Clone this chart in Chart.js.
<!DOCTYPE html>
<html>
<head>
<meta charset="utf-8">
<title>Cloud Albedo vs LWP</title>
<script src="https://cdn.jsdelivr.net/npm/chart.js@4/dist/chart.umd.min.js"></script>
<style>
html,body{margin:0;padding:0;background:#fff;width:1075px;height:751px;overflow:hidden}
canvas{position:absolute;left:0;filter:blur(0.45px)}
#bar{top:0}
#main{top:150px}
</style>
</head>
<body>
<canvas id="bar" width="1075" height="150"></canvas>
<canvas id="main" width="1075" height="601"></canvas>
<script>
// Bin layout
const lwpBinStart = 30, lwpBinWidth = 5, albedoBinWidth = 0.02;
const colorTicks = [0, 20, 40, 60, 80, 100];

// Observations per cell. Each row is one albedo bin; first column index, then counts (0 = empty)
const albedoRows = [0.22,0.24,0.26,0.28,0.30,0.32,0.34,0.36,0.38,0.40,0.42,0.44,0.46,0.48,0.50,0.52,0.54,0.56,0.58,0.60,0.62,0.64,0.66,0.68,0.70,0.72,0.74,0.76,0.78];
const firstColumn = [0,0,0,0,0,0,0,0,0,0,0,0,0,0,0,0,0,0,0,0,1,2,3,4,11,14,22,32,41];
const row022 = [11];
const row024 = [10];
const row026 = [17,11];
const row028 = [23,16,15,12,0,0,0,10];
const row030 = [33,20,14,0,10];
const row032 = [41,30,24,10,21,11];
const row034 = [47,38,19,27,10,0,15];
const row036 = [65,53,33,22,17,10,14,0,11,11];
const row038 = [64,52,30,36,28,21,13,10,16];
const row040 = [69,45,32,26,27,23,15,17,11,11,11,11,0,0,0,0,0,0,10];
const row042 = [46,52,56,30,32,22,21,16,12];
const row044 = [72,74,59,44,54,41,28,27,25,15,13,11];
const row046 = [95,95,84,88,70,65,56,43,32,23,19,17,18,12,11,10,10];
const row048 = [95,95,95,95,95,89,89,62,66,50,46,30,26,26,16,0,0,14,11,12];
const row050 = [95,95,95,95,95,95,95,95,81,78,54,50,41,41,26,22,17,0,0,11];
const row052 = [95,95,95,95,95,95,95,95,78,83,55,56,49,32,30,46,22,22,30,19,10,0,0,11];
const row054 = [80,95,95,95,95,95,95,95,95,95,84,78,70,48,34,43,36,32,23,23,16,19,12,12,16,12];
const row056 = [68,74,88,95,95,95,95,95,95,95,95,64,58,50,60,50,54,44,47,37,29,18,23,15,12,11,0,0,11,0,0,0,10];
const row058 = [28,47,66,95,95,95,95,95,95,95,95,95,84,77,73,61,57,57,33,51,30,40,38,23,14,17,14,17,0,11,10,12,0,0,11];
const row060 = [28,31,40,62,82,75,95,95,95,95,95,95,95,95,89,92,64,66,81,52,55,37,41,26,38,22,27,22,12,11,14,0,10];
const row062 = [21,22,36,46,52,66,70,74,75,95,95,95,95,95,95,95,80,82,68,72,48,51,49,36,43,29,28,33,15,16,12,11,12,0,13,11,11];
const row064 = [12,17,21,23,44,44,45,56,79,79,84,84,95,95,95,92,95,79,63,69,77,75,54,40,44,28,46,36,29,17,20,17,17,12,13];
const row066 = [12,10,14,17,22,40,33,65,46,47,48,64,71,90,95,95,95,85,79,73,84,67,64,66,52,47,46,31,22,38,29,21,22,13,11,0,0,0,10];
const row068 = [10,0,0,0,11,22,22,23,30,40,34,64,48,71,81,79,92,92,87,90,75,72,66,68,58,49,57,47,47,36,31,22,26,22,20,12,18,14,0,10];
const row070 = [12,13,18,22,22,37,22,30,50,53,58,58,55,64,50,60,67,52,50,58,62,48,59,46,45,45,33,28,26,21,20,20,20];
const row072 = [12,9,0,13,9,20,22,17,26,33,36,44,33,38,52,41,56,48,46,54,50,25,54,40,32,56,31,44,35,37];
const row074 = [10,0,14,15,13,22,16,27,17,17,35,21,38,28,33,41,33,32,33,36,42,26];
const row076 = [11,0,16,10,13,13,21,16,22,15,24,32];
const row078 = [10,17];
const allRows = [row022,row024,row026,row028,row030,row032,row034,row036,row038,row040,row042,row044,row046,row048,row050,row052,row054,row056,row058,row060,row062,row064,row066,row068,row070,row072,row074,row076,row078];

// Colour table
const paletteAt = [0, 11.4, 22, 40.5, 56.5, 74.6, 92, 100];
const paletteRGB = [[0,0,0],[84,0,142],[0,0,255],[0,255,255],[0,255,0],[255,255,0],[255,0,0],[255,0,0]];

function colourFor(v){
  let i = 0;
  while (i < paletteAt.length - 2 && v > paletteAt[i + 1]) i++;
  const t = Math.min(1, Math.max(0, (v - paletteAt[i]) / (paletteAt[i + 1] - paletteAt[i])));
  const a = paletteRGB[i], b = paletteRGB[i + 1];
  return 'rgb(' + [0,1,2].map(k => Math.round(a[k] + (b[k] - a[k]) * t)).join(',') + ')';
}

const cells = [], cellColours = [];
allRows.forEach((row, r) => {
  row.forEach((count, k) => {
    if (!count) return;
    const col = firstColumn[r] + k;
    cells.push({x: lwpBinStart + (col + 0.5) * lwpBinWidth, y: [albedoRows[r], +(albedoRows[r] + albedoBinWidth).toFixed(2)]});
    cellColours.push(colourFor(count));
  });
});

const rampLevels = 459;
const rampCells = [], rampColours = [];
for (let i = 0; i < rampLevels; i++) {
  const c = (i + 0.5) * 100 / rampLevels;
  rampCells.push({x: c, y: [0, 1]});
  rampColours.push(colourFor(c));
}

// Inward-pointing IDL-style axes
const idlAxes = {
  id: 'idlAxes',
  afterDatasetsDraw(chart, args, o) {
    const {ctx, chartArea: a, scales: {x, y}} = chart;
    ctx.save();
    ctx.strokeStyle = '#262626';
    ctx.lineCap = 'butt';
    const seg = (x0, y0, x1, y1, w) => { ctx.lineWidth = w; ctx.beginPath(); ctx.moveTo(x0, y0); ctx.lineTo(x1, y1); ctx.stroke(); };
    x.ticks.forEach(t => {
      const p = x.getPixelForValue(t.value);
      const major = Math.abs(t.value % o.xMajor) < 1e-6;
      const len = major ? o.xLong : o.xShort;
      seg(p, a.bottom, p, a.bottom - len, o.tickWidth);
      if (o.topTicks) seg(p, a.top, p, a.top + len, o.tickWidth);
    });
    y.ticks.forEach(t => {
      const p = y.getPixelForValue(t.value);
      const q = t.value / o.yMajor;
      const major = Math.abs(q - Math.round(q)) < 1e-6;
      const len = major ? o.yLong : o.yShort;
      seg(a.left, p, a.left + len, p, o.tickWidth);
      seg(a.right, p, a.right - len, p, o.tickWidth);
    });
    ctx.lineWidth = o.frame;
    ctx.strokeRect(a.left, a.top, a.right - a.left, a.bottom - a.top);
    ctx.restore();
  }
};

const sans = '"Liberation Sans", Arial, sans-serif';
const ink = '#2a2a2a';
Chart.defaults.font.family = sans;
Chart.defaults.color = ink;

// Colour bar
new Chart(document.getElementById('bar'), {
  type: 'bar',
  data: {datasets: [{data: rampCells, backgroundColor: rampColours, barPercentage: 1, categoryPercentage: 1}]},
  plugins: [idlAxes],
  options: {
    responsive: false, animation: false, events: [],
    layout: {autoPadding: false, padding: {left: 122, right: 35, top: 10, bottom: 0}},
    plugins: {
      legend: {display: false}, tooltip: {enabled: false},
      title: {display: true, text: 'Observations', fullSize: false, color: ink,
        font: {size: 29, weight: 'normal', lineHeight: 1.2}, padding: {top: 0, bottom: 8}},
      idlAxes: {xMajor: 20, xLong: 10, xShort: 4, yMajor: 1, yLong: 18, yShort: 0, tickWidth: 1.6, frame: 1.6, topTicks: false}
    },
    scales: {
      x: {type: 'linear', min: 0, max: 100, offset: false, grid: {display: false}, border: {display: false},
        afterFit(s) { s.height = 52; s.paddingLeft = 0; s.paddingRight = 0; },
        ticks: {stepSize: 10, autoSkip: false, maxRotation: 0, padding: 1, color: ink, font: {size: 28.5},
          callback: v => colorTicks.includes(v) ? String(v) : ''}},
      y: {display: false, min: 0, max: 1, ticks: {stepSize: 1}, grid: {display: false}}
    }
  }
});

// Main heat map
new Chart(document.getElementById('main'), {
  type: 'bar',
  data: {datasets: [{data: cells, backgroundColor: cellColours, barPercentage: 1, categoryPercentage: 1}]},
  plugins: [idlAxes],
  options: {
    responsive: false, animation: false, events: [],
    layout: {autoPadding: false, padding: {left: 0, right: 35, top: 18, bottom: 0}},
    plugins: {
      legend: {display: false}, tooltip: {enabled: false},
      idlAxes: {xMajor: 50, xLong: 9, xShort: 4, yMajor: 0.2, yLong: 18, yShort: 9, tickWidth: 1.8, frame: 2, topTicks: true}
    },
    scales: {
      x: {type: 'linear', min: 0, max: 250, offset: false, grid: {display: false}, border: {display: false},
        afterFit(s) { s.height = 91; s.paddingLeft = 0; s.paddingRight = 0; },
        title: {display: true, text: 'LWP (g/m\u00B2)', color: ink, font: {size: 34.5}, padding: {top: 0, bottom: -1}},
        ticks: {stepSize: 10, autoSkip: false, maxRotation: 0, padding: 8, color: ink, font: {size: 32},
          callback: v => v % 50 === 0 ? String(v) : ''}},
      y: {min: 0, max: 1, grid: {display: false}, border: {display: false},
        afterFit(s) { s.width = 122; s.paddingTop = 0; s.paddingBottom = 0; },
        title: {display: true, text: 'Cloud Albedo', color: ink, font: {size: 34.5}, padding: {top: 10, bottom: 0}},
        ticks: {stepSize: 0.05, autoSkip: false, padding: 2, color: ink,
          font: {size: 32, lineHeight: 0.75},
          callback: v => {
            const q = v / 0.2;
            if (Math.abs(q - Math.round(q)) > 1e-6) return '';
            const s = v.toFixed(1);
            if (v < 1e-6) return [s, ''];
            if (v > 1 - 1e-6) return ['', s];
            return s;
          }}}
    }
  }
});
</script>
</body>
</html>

### What is expected:
Repeat, exactly and only, the lines from the beginning of the material through the line that contains "const colorTicks = [0, 20, 40, 60, 80, 100];".

### Finished task:
Clone this chart in Chart.js.
<!DOCTYPE html>
<html>
<head>
<meta charset="utf-8">
<title>Cloud Albedo vs LWP</title>
<script src="https://cdn.jsdelivr.net/npm/chart.js@4/dist/chart.umd.min.js"></script>
<style>
html,body{margin:0;padding:0;background:#fff;width:1075px;height:751px;overflow:hidden}
canvas{position:absolute;left:0;filter:blur(0.45px)}
#bar{top:0}
#main{top:150px}
</style>
</head>
<body>
<canvas id="bar" width="1075" height="150"></canvas>
<canvas id="main" width="1075" height="601"></canvas>
<script>
// Bin layout
const lwpBinStart = 30, lwpBinWidth = 5, albedoBinWidth = 0.02;
const colorTicks = [0, 20, 40, 60, 80, 100];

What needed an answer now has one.